Jeanette Velásquez works for the volunteer group Hijos y Madres de Silencio (Children and Mothers of Silence). Velásquez says that social workers, doctors, and international adoption agencies were all involved in the operation with the Chilean government.

In an interview with the BBC, Velásquez described stories she has heard of “how they [women] were breast-feeding their baby when it was pulled from their arms.”

But the separation wasn’t always forceful. Velásquez also describes how the government would pressure women into giving up their children claiming that they were too poor or already had too many children.

The government specifically targeted single mothers and would often force them to sign paperwork they didn’t understand. They would also target the Mapuche people, the largest indigenous group in Chile, who often live in poverty in rural areas of the country.

A woman was interviewed by  the BBC, Sara Jineo, had her four-day-old baby taken from her in 1988.

In an interview, she recalled “They made me go to the hospital and said they were going to do a blood test on my baby.” They took her child, Camilo, and never brought him back.

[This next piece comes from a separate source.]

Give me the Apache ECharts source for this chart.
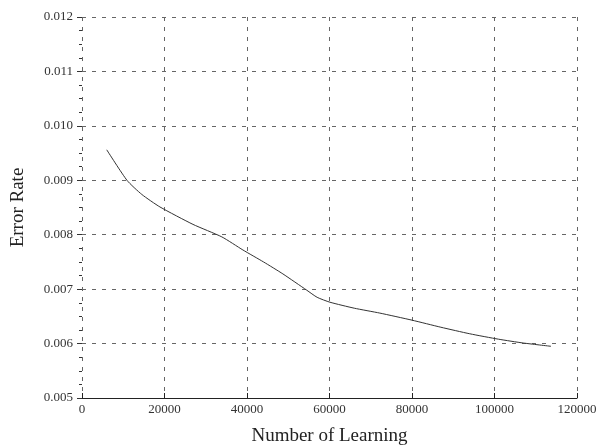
<!DOCTYPE html>
<html>
<head>
<meta charset="utf-8">
<script src="https://cdn.jsdelivr.net/npm/echarts@6/dist/echarts.min.js"></script>
<style>html,body{margin:0;padding:0;background:#fff}#c{width:600px;height:445px}</style>
</head>
<body>
<div id="c"></div>
<script>
const learningSteps = [6000, 10900, 14500, 18900, 26900, 33900, 39000, 44000, 48700, 54500, 57000, 60100, 66000, 72200, 80000, 87000, 94000, 101000, 107000, 113700];
const errorRate = [0.00956, 0.00900, 0.00874, 0.00851, 0.00819, 0.00796, 0.00772, 0.00750, 0.00728, 0.00698, 0.00685, 0.00676, 0.00665, 0.00656, 0.00643, 0.00630, 0.00618, 0.00608, 0.00601, 0.00595];
const xTicks = [0, 20000, 40000, 60000, 80000, 100000, 120000];
const yTicks = [0.005, 0.006, 0.007, 0.008, 0.009, 0.010, 0.011, 0.012];

const font = '"Liberation Serif", "DejaVu Serif", serif';
const chart = echarts.init(document.getElementById('c'));
chart.setOption({
  animation: false,
  backgroundColor: '#fff',
  grid: { left: 82, right: 23, top: 17, bottom: 47, containLabel: false, outerBoundsMode: 'none' },
  xAxis: {
    type: 'value',
    min: xTicks[0], max: xTicks[xTicks.length - 1], interval: 20000,
    name: 'Number of Learning', nameLocation: 'middle', nameGap: 29,
    nameTextStyle: { fontFamily: font, fontSize: 19, color: '#222' },
    axisLine: { show: true, lineStyle: { color: '#222', width: 1 } },
    axisTick: { show: true, inside: true, length: 5, lineStyle: { color: '#222' } },
    axisLabel: { fontFamily: font, fontSize: 13, color: '#333', margin: 5,
      formatter: v => String(v) },
    splitLine: { show: true, lineStyle: { color: '#666', type: [4, 6], width: 1 } }
  },
  yAxis: {
    type: 'value',
    min: 0.005, max: 0.012, interval: 0.001,
    name: 'Error Rate', nameLocation: 'middle', nameGap: 54,
    nameTextStyle: { fontFamily: font, fontSize: 19, color: '#222' },
    axisLine: { show: false },
    axisTick: { show: true, inside: false, length: 5, lineStyle: { color: '#333' } },
    minorTick: { show: true, splitNumber: 4, length: 3, lineStyle: { color: '#333' } },
    axisLabel: { fontFamily: font, fontSize: 13, color: '#333', margin: 9,
      formatter: v => v.toFixed(3) },
    splitLine: { show: true, lineStyle: { color: '#666', type: [4, 6], width: 1 } }
  },
  series: [{
    type: 'line',
    data: learningSteps.map((x, i) => [x, errorRate[i]]),
    showSymbol: false,
    smooth: 0.2,
    lineStyle: { color: '#333', width: 1 }
  }]
});
</script>
</body>
</html>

Similarly, Alejandro Quezada was taken from his mother at a hospital when he was a few weeks old. The BBC reports that the hospital staff told his mother that he had died but would not allow her to see the body or provide a death certificate.

Alejandro was adopted by a Dutch couple who was told he was given up by his mother voluntarily. He started to piece together his story during his teenage years. In 1997, he travelled to Chile to meet his birth mother and the nun who had set up the adoption. But it wasn’t until he was 2010 and living in Chile that he discovered the “adoption” was forced.

By then, the nun who had set up the adoption was living back in the Netherlands. She insists she had done the right thing.

A government investigation in 2018 began to look at the fate of these stolen children. A special police group has been formed to attempt to connect mothers with their lost children, often utilizing DNA tests.

The police group also looks to question people such as judges, social workers, and nuns that were involved in the situation.

8,000 of the 20,000 adoptions that took place in the Pinochet era are considered suspicious. The investigative group looks to provide answers to thousands of women who were robbed of their children.